Entries provided:
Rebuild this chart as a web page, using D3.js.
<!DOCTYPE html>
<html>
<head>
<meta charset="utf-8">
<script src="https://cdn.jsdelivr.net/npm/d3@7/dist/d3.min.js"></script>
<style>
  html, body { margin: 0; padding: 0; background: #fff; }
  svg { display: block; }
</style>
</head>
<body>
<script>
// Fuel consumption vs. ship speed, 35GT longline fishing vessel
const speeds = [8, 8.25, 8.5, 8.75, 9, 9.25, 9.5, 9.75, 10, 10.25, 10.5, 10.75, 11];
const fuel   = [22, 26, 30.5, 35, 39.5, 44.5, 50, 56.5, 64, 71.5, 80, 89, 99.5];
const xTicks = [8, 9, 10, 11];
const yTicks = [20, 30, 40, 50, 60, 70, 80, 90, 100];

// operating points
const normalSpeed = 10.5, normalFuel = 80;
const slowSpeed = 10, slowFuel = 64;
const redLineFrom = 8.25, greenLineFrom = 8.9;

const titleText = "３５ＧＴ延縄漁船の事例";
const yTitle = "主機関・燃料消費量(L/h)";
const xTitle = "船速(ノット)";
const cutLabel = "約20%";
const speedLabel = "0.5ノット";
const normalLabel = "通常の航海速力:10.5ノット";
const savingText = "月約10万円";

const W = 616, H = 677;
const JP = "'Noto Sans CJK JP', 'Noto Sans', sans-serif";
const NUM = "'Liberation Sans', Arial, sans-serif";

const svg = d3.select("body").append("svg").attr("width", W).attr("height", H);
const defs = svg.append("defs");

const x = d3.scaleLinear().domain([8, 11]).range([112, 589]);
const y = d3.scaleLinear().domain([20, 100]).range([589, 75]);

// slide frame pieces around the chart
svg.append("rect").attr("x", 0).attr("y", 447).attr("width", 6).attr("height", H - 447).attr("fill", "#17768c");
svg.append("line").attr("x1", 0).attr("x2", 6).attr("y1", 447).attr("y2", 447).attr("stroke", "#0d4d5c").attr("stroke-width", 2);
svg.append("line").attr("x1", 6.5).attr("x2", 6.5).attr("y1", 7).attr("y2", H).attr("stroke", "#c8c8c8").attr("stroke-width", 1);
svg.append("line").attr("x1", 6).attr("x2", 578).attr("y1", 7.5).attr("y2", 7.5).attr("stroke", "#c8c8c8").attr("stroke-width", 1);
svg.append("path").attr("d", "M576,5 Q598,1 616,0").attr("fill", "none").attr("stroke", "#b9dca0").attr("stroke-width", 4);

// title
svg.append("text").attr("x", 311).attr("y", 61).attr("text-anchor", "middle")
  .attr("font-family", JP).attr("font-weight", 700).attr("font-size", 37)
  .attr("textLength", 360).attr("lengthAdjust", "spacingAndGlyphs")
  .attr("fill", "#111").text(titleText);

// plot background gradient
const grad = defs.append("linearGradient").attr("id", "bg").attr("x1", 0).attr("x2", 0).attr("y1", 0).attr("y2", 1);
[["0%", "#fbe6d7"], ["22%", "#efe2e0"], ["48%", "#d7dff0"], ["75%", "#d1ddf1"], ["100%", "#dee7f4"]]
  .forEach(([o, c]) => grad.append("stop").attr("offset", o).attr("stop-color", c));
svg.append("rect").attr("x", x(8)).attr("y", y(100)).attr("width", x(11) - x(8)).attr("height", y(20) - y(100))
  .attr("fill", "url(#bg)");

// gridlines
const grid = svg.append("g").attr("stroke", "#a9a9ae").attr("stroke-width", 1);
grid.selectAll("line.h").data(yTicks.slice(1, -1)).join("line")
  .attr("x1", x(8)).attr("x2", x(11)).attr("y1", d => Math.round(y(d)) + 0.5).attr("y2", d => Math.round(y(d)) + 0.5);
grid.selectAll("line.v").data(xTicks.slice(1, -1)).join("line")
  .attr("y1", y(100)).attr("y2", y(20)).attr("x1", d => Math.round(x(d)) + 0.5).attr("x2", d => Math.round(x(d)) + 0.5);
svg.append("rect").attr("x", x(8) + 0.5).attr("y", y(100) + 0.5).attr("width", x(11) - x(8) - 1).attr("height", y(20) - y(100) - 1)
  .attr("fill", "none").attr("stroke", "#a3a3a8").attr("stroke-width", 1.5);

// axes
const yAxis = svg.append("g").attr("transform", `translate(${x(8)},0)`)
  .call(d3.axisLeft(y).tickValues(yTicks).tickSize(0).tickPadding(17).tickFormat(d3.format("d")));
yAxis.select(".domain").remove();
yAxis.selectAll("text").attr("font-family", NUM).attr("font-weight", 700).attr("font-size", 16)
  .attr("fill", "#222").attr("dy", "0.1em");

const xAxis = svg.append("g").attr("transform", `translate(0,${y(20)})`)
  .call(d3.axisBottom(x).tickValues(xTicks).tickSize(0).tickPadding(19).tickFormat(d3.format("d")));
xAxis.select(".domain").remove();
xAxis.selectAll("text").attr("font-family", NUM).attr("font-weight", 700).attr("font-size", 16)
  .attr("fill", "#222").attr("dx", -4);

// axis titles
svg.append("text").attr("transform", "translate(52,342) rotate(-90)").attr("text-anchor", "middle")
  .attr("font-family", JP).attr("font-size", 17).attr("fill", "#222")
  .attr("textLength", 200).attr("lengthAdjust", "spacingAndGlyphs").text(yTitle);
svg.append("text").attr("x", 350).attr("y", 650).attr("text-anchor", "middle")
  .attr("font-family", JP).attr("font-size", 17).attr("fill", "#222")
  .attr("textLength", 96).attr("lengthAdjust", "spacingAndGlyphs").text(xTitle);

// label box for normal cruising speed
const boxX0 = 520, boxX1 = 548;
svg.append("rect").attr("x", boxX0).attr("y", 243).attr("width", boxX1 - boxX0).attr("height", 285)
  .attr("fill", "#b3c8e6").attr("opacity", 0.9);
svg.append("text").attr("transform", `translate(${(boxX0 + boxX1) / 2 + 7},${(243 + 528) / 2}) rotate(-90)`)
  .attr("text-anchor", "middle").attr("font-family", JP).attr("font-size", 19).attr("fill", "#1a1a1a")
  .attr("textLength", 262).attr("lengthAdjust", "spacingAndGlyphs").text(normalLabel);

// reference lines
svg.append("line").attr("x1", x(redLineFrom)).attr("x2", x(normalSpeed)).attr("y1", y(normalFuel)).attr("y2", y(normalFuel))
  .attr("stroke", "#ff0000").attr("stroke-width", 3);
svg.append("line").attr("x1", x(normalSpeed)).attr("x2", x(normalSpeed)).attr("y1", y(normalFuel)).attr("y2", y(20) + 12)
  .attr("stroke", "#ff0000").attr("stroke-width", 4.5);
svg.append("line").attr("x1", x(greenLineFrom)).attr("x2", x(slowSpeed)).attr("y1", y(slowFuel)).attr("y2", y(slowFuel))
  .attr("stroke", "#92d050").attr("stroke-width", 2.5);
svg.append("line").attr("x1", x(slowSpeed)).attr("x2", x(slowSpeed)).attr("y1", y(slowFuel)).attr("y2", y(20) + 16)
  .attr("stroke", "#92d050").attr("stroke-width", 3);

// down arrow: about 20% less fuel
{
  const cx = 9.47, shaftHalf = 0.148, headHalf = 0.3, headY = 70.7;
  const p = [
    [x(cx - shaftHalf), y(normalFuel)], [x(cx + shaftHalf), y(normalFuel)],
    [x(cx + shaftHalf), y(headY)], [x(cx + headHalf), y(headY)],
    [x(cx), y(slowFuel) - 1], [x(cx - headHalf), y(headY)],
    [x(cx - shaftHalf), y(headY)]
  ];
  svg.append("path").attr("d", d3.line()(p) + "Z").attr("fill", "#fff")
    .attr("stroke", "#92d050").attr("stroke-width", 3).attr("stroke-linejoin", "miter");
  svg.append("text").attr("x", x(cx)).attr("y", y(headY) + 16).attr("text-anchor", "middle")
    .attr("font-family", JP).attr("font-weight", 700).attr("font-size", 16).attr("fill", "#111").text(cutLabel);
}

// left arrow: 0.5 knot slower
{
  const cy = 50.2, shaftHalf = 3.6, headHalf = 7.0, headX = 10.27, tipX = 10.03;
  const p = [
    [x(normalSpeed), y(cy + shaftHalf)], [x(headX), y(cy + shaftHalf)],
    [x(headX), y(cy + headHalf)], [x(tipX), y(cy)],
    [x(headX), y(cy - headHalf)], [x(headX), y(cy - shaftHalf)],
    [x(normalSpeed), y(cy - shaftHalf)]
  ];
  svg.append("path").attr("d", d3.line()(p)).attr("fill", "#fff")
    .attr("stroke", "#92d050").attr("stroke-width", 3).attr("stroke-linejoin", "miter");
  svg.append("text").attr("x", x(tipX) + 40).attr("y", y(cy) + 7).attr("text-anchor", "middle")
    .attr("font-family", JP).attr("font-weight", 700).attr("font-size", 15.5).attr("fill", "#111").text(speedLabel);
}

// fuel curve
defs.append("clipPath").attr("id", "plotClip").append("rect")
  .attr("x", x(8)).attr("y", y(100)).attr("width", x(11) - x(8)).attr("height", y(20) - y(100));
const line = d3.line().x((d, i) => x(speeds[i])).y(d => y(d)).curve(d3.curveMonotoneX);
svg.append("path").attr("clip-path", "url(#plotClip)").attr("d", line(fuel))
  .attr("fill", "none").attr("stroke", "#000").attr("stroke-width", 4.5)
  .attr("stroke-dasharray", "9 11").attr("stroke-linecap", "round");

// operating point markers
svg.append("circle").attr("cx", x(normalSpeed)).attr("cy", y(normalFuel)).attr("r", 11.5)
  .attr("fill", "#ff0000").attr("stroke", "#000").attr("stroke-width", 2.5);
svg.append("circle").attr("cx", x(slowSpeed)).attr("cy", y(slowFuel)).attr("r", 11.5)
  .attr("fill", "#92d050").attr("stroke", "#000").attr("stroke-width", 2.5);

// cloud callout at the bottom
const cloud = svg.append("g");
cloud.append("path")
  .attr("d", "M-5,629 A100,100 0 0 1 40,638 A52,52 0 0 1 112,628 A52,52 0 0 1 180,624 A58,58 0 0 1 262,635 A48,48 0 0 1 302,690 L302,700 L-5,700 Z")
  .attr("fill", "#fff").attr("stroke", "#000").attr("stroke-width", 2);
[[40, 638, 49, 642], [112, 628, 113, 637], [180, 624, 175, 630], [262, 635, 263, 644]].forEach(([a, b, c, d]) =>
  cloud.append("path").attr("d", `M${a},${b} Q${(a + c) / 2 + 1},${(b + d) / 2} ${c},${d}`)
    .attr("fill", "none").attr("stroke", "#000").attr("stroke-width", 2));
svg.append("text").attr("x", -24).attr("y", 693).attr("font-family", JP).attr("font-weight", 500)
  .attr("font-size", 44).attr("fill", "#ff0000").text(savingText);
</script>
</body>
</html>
...
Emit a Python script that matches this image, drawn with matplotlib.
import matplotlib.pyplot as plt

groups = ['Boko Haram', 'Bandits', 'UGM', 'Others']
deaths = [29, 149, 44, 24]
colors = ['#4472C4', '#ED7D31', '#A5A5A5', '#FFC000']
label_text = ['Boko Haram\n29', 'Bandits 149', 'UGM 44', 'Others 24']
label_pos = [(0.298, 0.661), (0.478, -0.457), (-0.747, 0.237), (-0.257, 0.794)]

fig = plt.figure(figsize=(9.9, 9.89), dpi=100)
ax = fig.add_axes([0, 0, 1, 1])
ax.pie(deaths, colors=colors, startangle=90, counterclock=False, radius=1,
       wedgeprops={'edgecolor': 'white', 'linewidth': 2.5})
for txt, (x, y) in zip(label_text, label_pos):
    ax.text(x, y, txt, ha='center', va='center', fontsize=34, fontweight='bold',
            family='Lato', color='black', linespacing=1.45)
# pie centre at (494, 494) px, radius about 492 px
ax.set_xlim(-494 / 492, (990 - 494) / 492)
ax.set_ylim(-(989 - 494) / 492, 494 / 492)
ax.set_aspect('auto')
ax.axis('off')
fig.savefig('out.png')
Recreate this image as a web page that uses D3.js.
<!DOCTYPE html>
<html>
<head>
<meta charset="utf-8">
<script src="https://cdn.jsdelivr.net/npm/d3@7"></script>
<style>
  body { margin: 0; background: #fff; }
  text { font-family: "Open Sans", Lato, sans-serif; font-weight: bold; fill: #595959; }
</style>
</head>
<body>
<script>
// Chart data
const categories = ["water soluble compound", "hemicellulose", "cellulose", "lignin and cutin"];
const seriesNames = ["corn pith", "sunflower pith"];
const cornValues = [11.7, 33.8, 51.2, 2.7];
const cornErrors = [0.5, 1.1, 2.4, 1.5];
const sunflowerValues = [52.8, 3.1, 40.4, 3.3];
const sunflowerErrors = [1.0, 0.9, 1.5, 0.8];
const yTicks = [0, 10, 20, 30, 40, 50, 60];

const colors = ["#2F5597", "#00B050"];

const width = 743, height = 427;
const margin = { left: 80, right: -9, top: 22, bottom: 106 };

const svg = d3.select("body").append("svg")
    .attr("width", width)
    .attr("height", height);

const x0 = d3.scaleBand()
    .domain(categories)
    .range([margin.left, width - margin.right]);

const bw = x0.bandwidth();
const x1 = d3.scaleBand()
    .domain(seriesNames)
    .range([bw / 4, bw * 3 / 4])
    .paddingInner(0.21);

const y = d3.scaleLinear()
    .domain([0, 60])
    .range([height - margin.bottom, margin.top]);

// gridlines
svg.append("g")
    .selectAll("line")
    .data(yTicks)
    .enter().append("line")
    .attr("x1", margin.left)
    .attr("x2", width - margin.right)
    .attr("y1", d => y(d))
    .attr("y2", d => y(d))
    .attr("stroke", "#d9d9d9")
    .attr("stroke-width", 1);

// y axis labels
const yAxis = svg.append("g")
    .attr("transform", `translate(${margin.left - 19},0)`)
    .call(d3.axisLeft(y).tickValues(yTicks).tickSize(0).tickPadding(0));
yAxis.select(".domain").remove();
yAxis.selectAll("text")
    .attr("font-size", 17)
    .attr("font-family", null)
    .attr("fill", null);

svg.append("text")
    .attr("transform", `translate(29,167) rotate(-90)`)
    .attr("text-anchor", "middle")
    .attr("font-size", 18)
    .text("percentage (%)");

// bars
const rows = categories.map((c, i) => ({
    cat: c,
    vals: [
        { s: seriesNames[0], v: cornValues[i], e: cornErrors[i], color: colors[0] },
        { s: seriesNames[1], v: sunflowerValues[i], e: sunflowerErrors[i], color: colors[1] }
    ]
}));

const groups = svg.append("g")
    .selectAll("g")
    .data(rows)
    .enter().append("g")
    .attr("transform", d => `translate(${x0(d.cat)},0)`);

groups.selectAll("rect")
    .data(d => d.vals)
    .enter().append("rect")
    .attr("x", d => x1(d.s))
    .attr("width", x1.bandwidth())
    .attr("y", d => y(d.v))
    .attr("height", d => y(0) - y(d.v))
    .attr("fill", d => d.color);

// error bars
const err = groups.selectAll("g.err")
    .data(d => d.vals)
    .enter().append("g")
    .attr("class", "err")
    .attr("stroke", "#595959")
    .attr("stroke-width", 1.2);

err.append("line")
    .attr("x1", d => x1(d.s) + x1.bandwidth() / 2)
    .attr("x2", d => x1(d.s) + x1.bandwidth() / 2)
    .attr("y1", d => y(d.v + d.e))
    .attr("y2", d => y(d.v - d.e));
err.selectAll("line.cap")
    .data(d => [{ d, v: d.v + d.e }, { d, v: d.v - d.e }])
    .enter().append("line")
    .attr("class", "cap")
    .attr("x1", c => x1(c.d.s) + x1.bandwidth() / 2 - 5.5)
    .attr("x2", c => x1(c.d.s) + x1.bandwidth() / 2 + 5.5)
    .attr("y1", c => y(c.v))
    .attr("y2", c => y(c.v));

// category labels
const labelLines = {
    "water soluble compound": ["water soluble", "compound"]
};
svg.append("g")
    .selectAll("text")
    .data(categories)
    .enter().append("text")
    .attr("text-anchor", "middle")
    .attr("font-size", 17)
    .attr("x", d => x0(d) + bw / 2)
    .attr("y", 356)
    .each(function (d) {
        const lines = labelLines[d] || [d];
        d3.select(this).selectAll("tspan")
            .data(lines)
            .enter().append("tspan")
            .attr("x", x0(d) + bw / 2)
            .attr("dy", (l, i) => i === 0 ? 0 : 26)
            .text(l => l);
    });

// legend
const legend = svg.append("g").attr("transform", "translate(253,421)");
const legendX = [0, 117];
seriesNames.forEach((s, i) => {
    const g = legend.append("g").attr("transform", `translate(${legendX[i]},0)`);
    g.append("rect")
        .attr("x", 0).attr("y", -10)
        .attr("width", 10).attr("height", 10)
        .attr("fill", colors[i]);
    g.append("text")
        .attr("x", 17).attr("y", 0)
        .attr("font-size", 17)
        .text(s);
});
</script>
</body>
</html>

Your goal: From the line with "Emit a Python" through the line with "0.237), (-0.257, 0.794)]", repeat every line exactly, both ends included, and nothing outside that range.

Answer to this problem:
Emit a Python script that matches this image, drawn with matplotlib.
import matplotlib.pyplot as plt

groups = ['Boko Haram', 'Bandits', 'UGM', 'Others']
deaths = [29, 149, 44, 24]
colors = ['#4472C4', '#ED7D31', '#A5A5A5', '#FFC000']
label_text = ['Boko Haram\n29', 'Bandits 149', 'UGM 44', 'Others 24']
label_pos = [(0.298, 0.661), (0.478, -0.457), (-0.747, 0.237), (-0.257, 0.794)]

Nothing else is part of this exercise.